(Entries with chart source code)
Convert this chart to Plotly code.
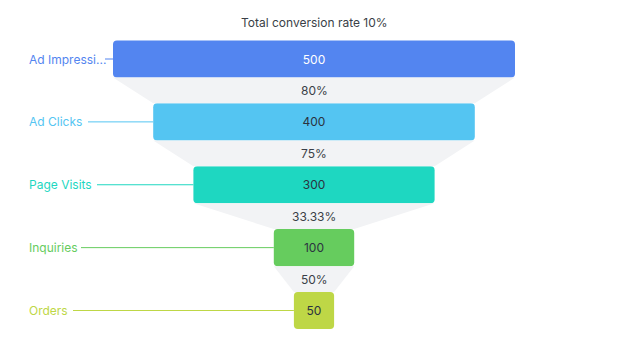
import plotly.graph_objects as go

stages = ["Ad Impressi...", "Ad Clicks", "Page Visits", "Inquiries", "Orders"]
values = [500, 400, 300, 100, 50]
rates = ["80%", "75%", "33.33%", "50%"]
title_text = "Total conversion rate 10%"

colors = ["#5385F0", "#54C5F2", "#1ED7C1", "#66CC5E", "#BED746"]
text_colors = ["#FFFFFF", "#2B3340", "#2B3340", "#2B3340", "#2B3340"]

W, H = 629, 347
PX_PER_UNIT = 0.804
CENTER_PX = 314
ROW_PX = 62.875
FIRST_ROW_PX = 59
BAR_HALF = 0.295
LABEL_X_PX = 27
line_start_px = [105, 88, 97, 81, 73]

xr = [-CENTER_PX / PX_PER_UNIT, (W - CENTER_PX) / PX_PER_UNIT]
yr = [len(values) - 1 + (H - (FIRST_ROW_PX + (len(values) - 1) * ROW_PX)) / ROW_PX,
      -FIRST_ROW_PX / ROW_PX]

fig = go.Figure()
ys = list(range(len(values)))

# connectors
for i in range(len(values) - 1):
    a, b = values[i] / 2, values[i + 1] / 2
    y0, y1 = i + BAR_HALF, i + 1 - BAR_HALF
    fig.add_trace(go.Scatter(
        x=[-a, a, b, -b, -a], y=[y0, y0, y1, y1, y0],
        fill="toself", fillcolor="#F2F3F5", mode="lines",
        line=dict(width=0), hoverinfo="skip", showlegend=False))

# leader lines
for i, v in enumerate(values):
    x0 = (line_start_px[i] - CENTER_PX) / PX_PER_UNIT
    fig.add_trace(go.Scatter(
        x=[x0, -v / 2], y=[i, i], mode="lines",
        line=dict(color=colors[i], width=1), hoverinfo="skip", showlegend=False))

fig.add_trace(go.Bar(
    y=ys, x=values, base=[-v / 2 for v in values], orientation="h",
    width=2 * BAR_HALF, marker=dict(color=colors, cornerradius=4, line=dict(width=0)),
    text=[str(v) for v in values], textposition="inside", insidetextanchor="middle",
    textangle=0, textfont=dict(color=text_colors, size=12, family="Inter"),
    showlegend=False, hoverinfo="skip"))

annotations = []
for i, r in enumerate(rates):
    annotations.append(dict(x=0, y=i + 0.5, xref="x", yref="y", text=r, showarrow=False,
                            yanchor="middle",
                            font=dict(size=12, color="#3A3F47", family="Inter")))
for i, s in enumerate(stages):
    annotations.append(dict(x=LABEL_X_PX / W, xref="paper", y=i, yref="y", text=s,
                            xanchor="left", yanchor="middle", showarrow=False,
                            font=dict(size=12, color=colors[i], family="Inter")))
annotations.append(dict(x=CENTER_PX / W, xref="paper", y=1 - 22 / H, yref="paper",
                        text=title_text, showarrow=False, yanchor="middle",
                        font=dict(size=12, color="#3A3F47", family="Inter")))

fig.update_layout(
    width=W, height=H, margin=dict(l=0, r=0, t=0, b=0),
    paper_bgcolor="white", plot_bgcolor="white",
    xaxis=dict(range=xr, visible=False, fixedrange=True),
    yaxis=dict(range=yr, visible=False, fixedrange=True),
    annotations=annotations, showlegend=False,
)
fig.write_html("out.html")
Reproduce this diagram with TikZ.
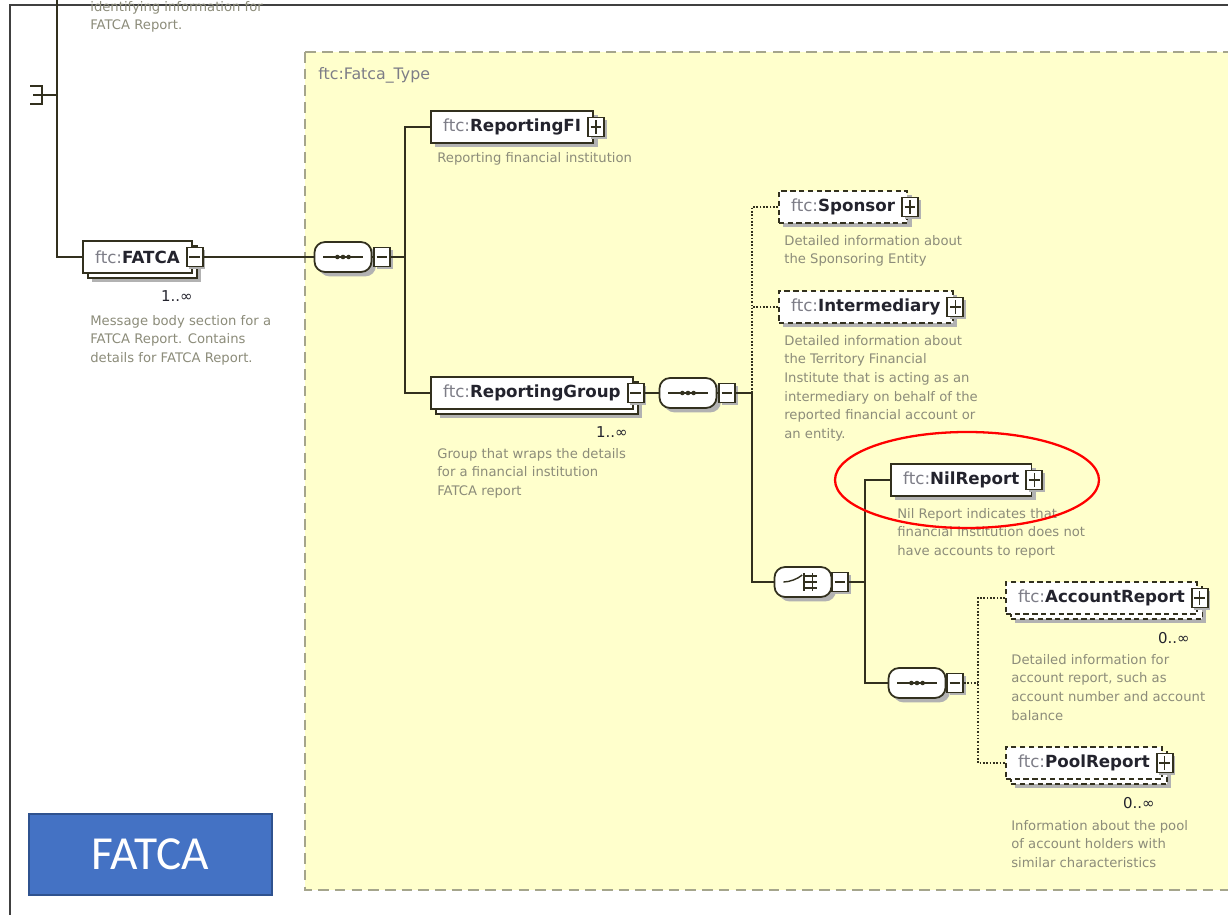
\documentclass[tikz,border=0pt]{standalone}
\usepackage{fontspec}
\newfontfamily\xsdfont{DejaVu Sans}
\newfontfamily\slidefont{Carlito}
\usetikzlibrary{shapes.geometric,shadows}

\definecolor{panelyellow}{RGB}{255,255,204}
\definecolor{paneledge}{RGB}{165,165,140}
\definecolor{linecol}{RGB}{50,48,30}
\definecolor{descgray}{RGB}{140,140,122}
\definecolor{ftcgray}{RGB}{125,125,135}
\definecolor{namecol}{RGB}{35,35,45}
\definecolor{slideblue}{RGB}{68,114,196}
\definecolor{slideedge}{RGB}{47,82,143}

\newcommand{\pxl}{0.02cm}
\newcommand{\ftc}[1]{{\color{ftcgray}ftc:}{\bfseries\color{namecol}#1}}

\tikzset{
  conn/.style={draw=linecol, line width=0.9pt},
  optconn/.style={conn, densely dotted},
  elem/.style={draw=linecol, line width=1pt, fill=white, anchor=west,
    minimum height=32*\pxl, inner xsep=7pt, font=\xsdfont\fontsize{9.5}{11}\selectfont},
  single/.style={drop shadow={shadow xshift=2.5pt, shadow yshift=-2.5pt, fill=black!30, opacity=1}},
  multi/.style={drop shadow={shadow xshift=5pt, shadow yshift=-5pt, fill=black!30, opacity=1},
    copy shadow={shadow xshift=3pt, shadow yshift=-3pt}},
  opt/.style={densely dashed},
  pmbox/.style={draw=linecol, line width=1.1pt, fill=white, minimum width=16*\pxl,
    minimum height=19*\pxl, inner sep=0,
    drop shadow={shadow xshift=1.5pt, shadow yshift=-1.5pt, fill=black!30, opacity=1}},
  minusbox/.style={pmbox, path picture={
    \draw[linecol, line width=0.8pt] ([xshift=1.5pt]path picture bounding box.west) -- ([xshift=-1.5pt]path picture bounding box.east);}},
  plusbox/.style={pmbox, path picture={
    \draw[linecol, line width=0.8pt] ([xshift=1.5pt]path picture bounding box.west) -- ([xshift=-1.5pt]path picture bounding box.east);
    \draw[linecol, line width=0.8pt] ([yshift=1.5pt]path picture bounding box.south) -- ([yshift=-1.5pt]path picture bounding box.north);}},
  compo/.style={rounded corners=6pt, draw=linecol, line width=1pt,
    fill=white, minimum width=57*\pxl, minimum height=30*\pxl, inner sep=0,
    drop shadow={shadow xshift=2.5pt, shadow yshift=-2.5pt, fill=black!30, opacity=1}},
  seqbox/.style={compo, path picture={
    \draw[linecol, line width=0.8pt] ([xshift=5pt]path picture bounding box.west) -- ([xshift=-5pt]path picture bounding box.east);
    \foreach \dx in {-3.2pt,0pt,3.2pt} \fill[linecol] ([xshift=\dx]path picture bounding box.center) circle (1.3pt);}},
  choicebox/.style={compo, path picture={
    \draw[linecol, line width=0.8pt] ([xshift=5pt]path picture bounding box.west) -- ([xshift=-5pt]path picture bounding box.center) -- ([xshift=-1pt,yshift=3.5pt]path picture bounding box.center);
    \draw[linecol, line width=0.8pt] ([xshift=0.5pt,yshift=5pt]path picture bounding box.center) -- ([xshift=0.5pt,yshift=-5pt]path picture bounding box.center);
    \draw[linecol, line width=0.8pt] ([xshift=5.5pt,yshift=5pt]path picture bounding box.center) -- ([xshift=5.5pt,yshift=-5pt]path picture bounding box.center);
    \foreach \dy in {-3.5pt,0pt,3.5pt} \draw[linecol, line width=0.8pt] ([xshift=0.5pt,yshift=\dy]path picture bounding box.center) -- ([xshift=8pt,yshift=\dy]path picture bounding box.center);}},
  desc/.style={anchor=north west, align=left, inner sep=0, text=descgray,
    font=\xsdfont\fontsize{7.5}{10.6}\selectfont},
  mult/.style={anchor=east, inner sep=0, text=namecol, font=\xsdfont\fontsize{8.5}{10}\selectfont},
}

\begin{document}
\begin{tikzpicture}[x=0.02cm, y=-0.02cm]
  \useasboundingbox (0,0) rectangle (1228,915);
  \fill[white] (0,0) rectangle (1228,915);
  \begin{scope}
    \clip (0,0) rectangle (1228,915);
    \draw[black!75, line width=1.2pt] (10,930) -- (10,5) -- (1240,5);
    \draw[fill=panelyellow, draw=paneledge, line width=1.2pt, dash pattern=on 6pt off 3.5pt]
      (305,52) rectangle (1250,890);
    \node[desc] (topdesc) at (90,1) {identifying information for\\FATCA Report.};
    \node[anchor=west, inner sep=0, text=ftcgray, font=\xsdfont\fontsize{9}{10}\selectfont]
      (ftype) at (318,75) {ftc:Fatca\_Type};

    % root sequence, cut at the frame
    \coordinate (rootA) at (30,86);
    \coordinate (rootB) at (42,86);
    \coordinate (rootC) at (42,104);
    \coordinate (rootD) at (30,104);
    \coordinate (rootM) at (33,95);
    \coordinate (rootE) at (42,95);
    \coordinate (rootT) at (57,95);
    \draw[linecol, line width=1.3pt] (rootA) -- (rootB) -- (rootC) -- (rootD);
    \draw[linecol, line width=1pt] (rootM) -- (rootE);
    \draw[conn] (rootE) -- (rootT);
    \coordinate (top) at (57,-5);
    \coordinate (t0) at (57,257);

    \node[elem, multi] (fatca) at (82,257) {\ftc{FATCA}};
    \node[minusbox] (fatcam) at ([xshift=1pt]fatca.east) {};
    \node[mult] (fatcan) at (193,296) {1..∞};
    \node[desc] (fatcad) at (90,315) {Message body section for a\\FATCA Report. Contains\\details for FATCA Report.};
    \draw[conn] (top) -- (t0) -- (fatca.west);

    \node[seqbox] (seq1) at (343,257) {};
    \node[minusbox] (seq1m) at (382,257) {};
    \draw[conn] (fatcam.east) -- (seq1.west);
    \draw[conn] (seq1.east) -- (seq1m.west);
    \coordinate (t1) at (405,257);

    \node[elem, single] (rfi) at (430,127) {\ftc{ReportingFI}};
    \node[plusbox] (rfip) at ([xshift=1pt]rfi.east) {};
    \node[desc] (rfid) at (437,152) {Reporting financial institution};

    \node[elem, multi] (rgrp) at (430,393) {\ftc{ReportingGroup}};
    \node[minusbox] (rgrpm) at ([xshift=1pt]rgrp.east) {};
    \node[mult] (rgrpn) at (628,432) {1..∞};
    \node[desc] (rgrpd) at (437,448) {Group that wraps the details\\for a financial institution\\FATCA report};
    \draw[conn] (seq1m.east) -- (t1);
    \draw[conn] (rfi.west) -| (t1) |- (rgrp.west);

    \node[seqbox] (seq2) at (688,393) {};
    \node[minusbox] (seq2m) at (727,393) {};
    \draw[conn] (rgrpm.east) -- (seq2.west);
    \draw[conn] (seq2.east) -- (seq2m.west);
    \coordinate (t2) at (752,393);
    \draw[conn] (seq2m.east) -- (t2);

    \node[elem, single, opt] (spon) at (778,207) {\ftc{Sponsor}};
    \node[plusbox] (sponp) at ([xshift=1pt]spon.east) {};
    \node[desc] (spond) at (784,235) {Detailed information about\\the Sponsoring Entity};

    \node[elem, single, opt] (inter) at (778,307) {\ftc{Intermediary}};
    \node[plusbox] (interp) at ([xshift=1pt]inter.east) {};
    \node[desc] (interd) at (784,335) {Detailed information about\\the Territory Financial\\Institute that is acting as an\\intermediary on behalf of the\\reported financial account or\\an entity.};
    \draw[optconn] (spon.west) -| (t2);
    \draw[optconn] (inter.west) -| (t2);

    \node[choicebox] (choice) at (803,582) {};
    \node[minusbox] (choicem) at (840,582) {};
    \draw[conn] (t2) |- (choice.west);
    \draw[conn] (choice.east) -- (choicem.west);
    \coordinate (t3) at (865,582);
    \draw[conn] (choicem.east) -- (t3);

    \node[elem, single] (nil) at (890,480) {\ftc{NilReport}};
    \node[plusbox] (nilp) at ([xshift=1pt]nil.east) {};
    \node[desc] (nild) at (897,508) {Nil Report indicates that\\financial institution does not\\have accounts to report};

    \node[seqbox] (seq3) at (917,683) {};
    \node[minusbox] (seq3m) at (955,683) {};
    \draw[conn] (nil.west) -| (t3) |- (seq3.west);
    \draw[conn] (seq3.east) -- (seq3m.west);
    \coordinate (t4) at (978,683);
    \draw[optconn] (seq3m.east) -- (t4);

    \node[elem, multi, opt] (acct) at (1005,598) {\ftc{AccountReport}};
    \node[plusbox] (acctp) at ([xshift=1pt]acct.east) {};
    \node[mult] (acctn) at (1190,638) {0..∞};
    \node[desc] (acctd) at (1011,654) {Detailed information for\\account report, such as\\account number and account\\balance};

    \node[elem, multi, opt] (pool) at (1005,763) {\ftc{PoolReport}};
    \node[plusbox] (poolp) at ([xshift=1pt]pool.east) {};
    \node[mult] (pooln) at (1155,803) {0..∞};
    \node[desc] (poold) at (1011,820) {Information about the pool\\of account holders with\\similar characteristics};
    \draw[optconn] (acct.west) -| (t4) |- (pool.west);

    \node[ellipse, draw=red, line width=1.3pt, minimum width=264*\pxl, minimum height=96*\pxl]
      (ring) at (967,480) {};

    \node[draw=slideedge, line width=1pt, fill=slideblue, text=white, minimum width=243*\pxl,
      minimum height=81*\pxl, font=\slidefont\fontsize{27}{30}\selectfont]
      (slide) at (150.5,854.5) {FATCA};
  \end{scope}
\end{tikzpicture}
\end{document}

## [What you have to do]
Gather every line containing the word "this" and copy it.

## [Expected answer]
Convert this chart to Plotly code.
Reproduce this diagram with TikZ.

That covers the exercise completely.